Я открываю дверь, и с улицы врывается морозный воздух. Шофер такси вручает мне пакет в грубой оберточной бумаге. Он ждет чаевых. В кармане джинсов у меня завалялся доллар.
Никакого обратного адреса. Закрыв дверь, я вскрываю пакет. Это картина моей бабушки, разрезанная по меньшей мере кусков на тридцать – не ровно, а зигзагообразно, как в игре-головоломке.
Я разражаюсь слезами, Питер вешает трубку. Мне даже не удается ничего объяснить ему, потому что он подбирает с пола по-прежнему стоящего в гондоле лодочника, который случайно оказался на одном кусочке. Я уже описывала ему эту картину прежде.
– Вот негодяй, – говорит он.
Он поддерживает меня, поглаживая по голове, но ему не под силу избавить меня от горестных мыслей о такой утрате.
Глава 11
Фенвейские студентки собрались на парковочной стоянке. Они держат плакаты с надписями: «Прекратить сексуальное насилие», «Хорошие отметки за хорошую учебу, а не за хороший секс» и «Дадим решительный отпор».

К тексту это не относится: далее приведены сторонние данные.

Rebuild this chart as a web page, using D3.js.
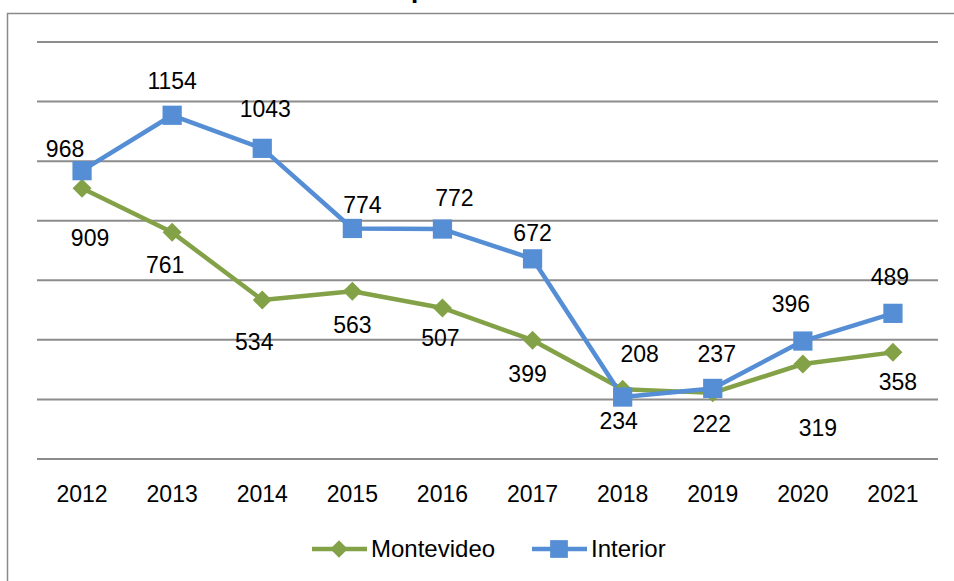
<!DOCTYPE html>
<html>
<head>
<meta charset="utf-8">
<script src="https://cdn.jsdelivr.net/npm/d3@7"></script>
<style>
  body { margin: 0; background: #fff; }
  svg { display: block; font-family: "Liberation Sans", Arial, sans-serif; }
</style>
</head>
<body>
<div id="graf"></div>
<script>
const anios = ["2012","2013","2014","2015","2016","2017","2018","2019","2020","2021"]
const montevideo = [909, 761, 534, 563, 507, 399, 234, 222, 319, 358]
const interior = [968, 1154, 1043, 774, 772, 672, 208, 237, 396, 489]
const gridTicks = [0, 200, 400, 600, 800, 1000, 1200, 1400]

// desplazamientos de las etiquetas (a mano, como en el original)
const offMvd = [[8,58],[-7,41],[-8,50],[0,42],[-2,38],[-5,42],[-4,40],[-1,39],[15,72],[5,38]]
const offInt = [[-17,-14],[0,-26],[3,-31],[10,-15],[12,-23],[0,-18],[17,-35],[4,-26],[-12,-29],[-3,-28]]

const anchoTotal = 954
const altoTotal = 581
const margins = { top: 42, right: 16, bottom: 122, left: 37 }
const ancho = anchoTotal - margins.left - margins.right
const alto = altoTotal - margins.top - margins.bottom

const verde = "#83A247"
const azul = "#558ED5"

const svg = d3.select("#graf").append("svg")
  .attr("width", anchoTotal).attr("height", altoTotal)

// marco del grafico y titulo (recortado arriba, como en el original)
svg.append("path").attr("d", "M7.5,581V13.5H954")
  .attr("fill", "none").attr("stroke", "#8a8a8a").attr("stroke-width", 1.5)
svg.append("text").attr("x", 419).attr("y", -2).attr("text-anchor", "middle")
  .attr("font-weight", "bold").attr("font-size", 26).text("p")

const g = svg.append("g").attr("transform", `translate(${margins.left}, ${margins.top})`)

const x = d3.scaleBand().domain(anios).range([0, ancho])
const y = d3.scaleLinear().domain([0, 1400]).range([alto, 0])
const cx = d => x(d) + x.bandwidth() / 2

// lineas de grilla
g.selectAll(".grid").data(gridTicks).enter().append("line")
  .attr("x1", 0).attr("x2", ancho)
  .attr("y1", d => y(d)).attr("y2", d => y(d))
  .attr("stroke", "#8c8c8c").attr("stroke-width", 2)

// eje x
const ejeX = g.append("g").attr("transform", `translate(0, ${alto})`)
  .call(d3.axisBottom(x).tickSize(0).tickPadding(27))
ejeX.select(".domain").remove()
ejeX.selectAll("text").attr("font-size", 23).attr("fill", "#000")
  .attr("font-family", "Liberation Sans, Arial, sans-serif")

const linea = vals => d3.line().x((d, i) => cx(anios[i])).y(d => y(d))(vals)

const series = [
  { nombre: "Montevideo", vals: montevideo, color: verde, sym: d3.symbolDiamond2, size: 230, off: offMvd },
  { nombre: "Interior", vals: interior, color: azul, sym: d3.symbolSquare, size: 370, off: offInt }
]

series.forEach(s => {
  g.append("path").attr("d", linea(s.vals)).attr("fill", "none")
    .attr("stroke", s.color).attr("stroke-width", 4.5).attr("stroke-linejoin", "round")
})
series.forEach(s => {
  g.selectAll(null).data(s.vals).enter().append("path")
    .attr("d", d3.symbol().type(s.sym).size(s.size))
    .attr("transform", (d, i) => `translate(${cx(anios[i])}, ${y(d)})`)
    .attr("fill", s.color)
})
series.forEach(s => {
  g.selectAll(null).data(s.vals).enter().append("text")
    .attr("x", (d, i) => cx(anios[i]) + s.off[i][0])
    .attr("y", (d, i) => y(d) + s.off[i][1])
    .attr("text-anchor", "middle").attr("font-size", 23).attr("fill", "#000")
    .text(d => d)
})

// leyenda
const leyenda = svg.append("g").attr("transform", "translate(0, 549)")
const posLeyenda = [312, 532]
series.forEach((s, i) => {
  const l = leyenda.append("g").attr("transform", `translate(${posLeyenda[i]}, 0)`)
  l.append("line").attr("x1", 0).attr("x2", 55).attr("stroke", s.color).attr("stroke-width", 4.5)
  l.append("path").attr("d", d3.symbol().type(s.sym).size(s.size * 0.85))
    .attr("transform", "translate(27, 0)").attr("fill", s.color)
  l.append("text").attr("x", 59).attr("y", 8).attr("font-size", 24).text(s.nombre)
})
</script>
</body>
</html>
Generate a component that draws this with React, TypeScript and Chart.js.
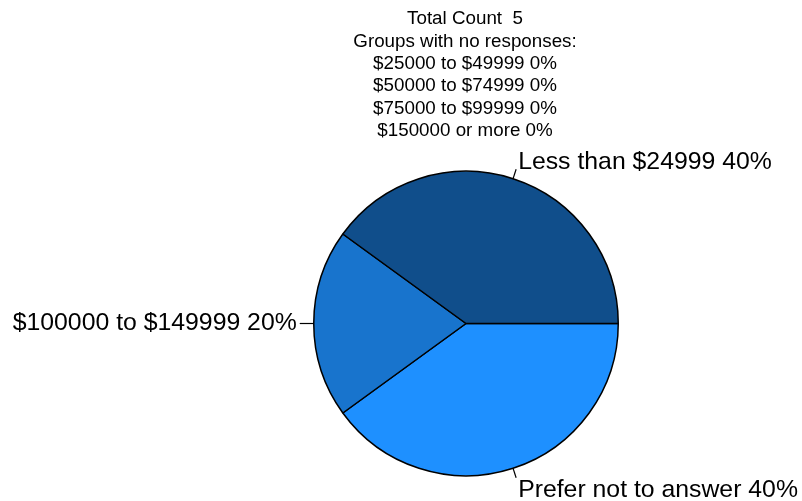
import React, { useEffect, useRef } from "react";
import { Chart, registerables } from "chart.js";

Chart.register(...registerables);

const categories = ["Prefer not to answer", "$100000 to $149999", "Less than $24999"];
const counts = [2, 1, 2];
const colors = ["#1E90FF", "#1874CD", "#104E8B"];
const emptyGroups = ["$25000 to $49999", "$50000 to $74999", "$75000 to $99999", "$150000 or more"];

const FONT = '"Liberation Sans", Arial, sans-serif';

const labelPlugin = {
  id: "pieLabels",
  afterDraw(chart: any) {
    const ctx = chart.ctx;
    const total = counts.reduce((a, b) => a + b, 0);
    const titleLines = [
      "Total Count  " + total,
      "Groups with no responses:",
      ...emptyGroups.map((g) => g + " 0%"),
    ];
    ctx.save();
    ctx.fillStyle = "#000";
    ctx.font = "18.8px " + FONT;
    ctx.textAlign = "center";
    ctx.textBaseline = "middle";
    titleLines.forEach((t, i) => ctx.fillText(t, 465, 19 + i * 22.4));

    const meta = chart.getDatasetMeta(0);
    ctx.font = "24.8px " + FONT;
    meta.data.forEach((arc: any, i: number) => {
      const { x, y, startAngle, endAngle, outerRadius } = arc.getProps(
        ["x", "y", "startAngle", "endAngle", "outerRadius"],
        true
      );
      const mid = (startAngle + endAngle) / 2;
      const c = Math.cos(mid);
      const s = Math.sin(mid);
      const p1x = x + outerRadius * c;
      const p1y = y + outerRadius * s;
      const ext = Math.abs(s) > 0.5 ? 10 : 14;
      const p2x = x + (outerRadius + ext) * c;
      const p2y = y + (outerRadius + ext) * s;
      ctx.strokeStyle = "#000";
      ctx.lineWidth = 1.2;
      ctx.beginPath();
      ctx.moveTo(p1x, p1y);
      ctx.lineTo(p2x, p2y);
      ctx.stroke();
      const pct = Math.round((counts[i] / total) * 100);
      const text = categories[i] + " " + pct + "%";
      let tx = p2x;
      if (c > 0.1) {
        ctx.textAlign = "left";
        tx = p2x + 2;
      } else if (c < -0.1) {
        ctx.textAlign = "right";
        tx = p2x - 3;
      } else ctx.textAlign = "center";
      if (s < -0.5) ctx.textBaseline = "alphabetic";
      else if (s > 0.5) ctx.textBaseline = "top";
      else ctx.textBaseline = "middle";
      ctx.fillText(text, tx, p2y);
    });
    ctx.restore();
  },
};

export default function App() {
  const ref = useRef<HTMLCanvasElement>(null);
  useEffect(() => {
    if (!ref.current) return;
    const chart = new Chart(ref.current, {
      type: "pie",
      data: {
        labels: categories,
        datasets: [
          {
            data: counts,
            backgroundColor: colors,
            borderColor: "#000",
            borderWidth: 1.5,
          },
        ],
      },
      options: {
        responsive: false,
        animation: false,
        rotation: 90,
        layout: { padding: { left: 313, right: 183, top: 170, bottom: 24 } },
        plugins: {
          legend: { display: false },
          tooltip: { enabled: false },
          title: { display: false },
        },
      },
      plugins: [labelPlugin],
    });
    return () => chart.destroy();
  }, []);
  return (
    <div style={{ position: "fixed", left: 0, top: 0, width: 802, height: 501, background: "#fff" }}>
      <canvas ref={ref} width={802} height={501} style={{ width: 802, height: 501 }} />
    </div>
  );
}
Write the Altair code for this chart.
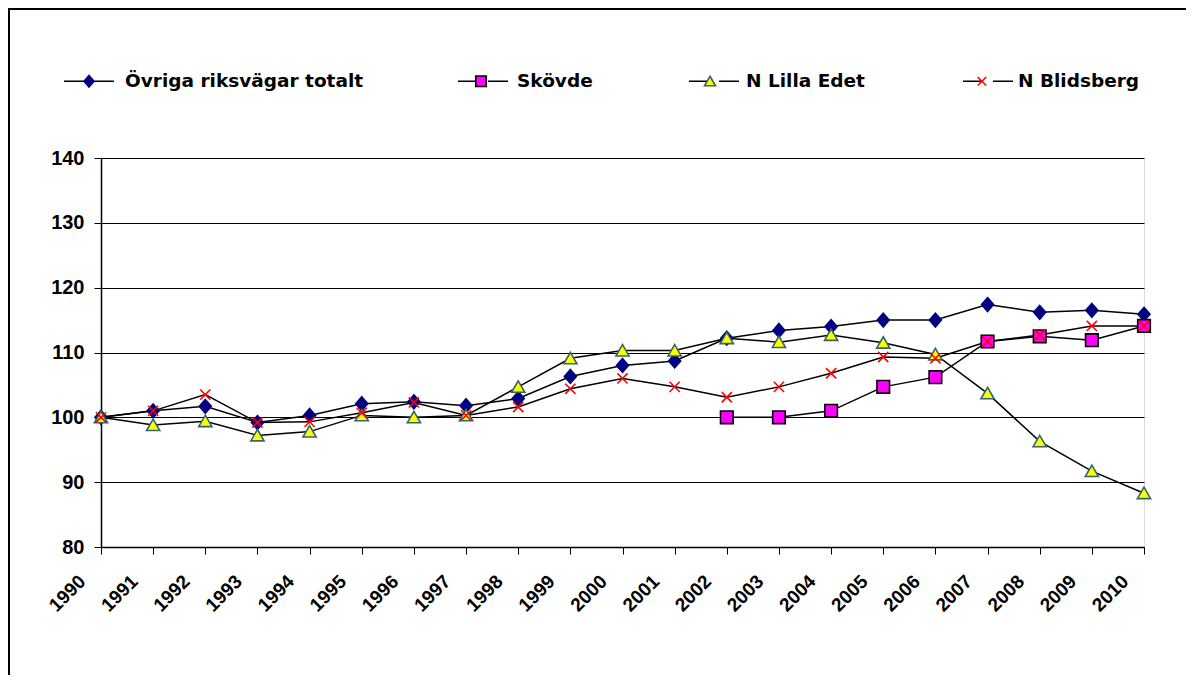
import altair as alt
import pandas as pd

years = [str(y) for y in range(1990, 2011)]
series = ["Övriga riksvägar totalt", "Skövde", "N Lilla Edet", "N Blidsberg"]

ovriga = [100, 101.0, 101.7, 99.2, 100.3, 102.1, 102.4, 101.8, 102.9, 106.3, 108.0,
          108.7, 112.2, 113.4, 114.0, 115.0, 115.0, 117.4, 116.2, 116.5, 115.9]
skovde = [None] * 12 + [100, 100, 101.0, 104.7, 106.2, 111.7, 112.5, 111.9, 114.1]
lilla = [100, 98.8, 99.4, 97.2, 97.8, 100.3, 100.0, 100.3, 104.7, 109.1, 110.3,
         110.3, 112.2, 111.6, 112.7, 111.5, 109.7, 103.7, 96.3, 91.7, 88.3]
blids = [100, 101.0, 103.5, 99.2, 99.3, 100.7, 102.3, 100.3, 101.6, 104.4, 106.0,
         104.7, 103.1, 104.7, 106.8, 109.3, 109.1, 111.7, 112.7, 114.1, 114.1]

y_ticks = [80, 90, 100, 110, 120, 130, 140]

fills = ["#000080", "#FF00FF", "#FFFF00", "#FF0000"]
strokes = ["#000080", "#000000", "#336666", "#FF0000"]
shapes = [
    "M0,-0.23L0.2,0L0,0.23L-0.2,0Z",
    "M-0.21,-0.21H0.21V0.21H-0.21Z",
    "M0,-0.2L0.22,0.18L-0.22,0.18Z",
    "M-0.17,-0.17L0.17,0.17M-0.17,0.17L0.17,-0.17",
]

# line-legend keys carry a 2-char prefix so the two legends stay separate
series_l = ["L:" + s for s in series]

rows = []
for name, vals in zip(series, [ovriga, skovde, lilla, blids]):
    for yr, v in zip(years, vals):
        if v is not None:
            rows.append({"year": yr, "value": v, "serie": name, "serie_l": "L:" + name})
df = pd.DataFrame(rows)

W, H = 1043, 389
PAD = {"left": 93, "top": 150, "right": 42, "bottom": 128}

leg_common = dict(
    orient="none", legendX=-38, legendY=-103, direction="horizontal", columns=4,
    title=None, symbolSize=2500, labelFont="DejaVu Sans", labelFontWeight="bold",
    labelFontSize=18.5, labelColor="black", labelOffset=10, labelLimit=400,
    columnPadding=91, padding=0, symbolOpacity=1,
)
leg_points = alt.Legend(symbolStrokeWidth=1.6, **leg_common)
leg_lines = alt.Legend(symbolType="M-1,0H-0.2M0.2,0H1", symbolStrokeWidth=1.5,
                       labelOpacity=0, labelExpr="substring(datum.label, 2)",
                       **leg_common)

x_enc = alt.X(
    "year:O",
    scale=alt.Scale(type="point", padding=0, domain=years),
    axis=alt.Axis(title=None, labelAngle=-45, labelAlign="right", labelBaseline="middle",
                  labelOffset=-19, labelPadding=24, tickSize=7, tickColor="black",
                  domainColor="black", domainWidth=1.5, grid=False,
                  labelFont="Liberation Sans", labelFontWeight="bold", labelFontSize=19,
                  labelColor="black"),
)
y_enc = alt.Y(
    "value:Q",
    scale=alt.Scale(domain=[80, 140], nice=False, zero=False),
    axis=alt.Axis(title=None, values=y_ticks, grid=True, gridColor="black", gridWidth=1,
                  gridOpacity=1, domainColor="black", domainWidth=1.5, tickColor="black",
                  tickSize=7, labelPadding=10, labelFont="Liberation Sans",
                  labelFontWeight="bold", labelFontSize=20, labelColor="black"),
)

base = alt.Chart(df)

lines = base.mark_line(strokeWidth=1.5).encode(
    x=x_enc,
    y=y_enc,
    color=alt.Color("serie_l:N", scale=alt.Scale(domain=series_l, range=["black"] * 4),
                    legend=leg_lines),
    detail="serie:N",
)

points = base.mark_point(filled=True, size=3600, strokeWidth=1.6, opacity=1).encode(
    x=x_enc,
    y=y_enc,
    shape=alt.Shape("serie:N", scale=alt.Scale(domain=series, range=shapes), legend=leg_points),
    fill=alt.Fill("serie:N", scale=alt.Scale(domain=series, range=fills), legend=leg_points),
    stroke=alt.Stroke("serie:N", scale=alt.Scale(domain=series, range=strokes), legend=leg_points),
)

border_top = alt.Chart(alt.Data(values=[{}])).mark_rule(color="black", strokeWidth=2).encode(
    x=alt.value(-PAD["left"]), x2=alt.value(W + PAD["right"]), y=alt.value(-PAD["top"] + 1)
)
border_left = alt.Chart(alt.Data(values=[{}])).mark_rule(color="black", strokeWidth=2).encode(
    x=alt.value(-PAD["left"] + 1), y=alt.value(-PAD["top"]), y2=alt.value(H + PAD["bottom"])
)

chart = alt.layer(border_top, border_left, lines, points).properties(
    width=W, height=H,
    autosize=alt.AutoSizeParams(type="none"),
    padding=PAD,
).resolve_legend(color="independent", shape="independent", fill="independent",
                 stroke="independent").configure_view(stroke="transparent").configure(
    font="Liberation Sans")

chart.save("out.html", embed_options={"renderer": "svg", "actions": False})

Репортер Пятого канала с портативной камерой, уравновешенной на плече, снимает направляющуюся к нему молодую женщину. Она машет мне рукой. Я помню, что она закончила наше отделение средств связи четыре года назад, но не помню ее имени. Как и телеоператор, она одета в джинсы. Куртки студенток расстегнуты так, что видно футболки с надписями: «Никакого секса за оценки». Майкл Лакки, телерепортер новостей, готовится взять интервью у Аманды Силвер. Она выше его ростом. Он шикарно смотрится с модной стрижкой и высветленными волосами и совсем не похож на нечесаных оператора и режиссера.
– Встанешь на ступеньку выше, чем она, – говорит режиссер, показывая им на вход в главное учебное здание с греческой колоннадой.
Они с Амандой встают друг напротив друга. Когда камера начинает работать, Аманда облизывает губы.
– Вас приветствует Майкл Лакки, мы ведем репортаж из Фенвейского колледжа. Студенты протестуют против того, что руководство колледжа защищает профессора, обвиненного студенткой Мелиссой Гринбаум в гнусном предложении. Я разговариваю с инициатором данной демонстрации протеста, актрисой Амандой Сил-вер. Вы, наверное, помните ее в роли Элизабет из «Небесного приюта».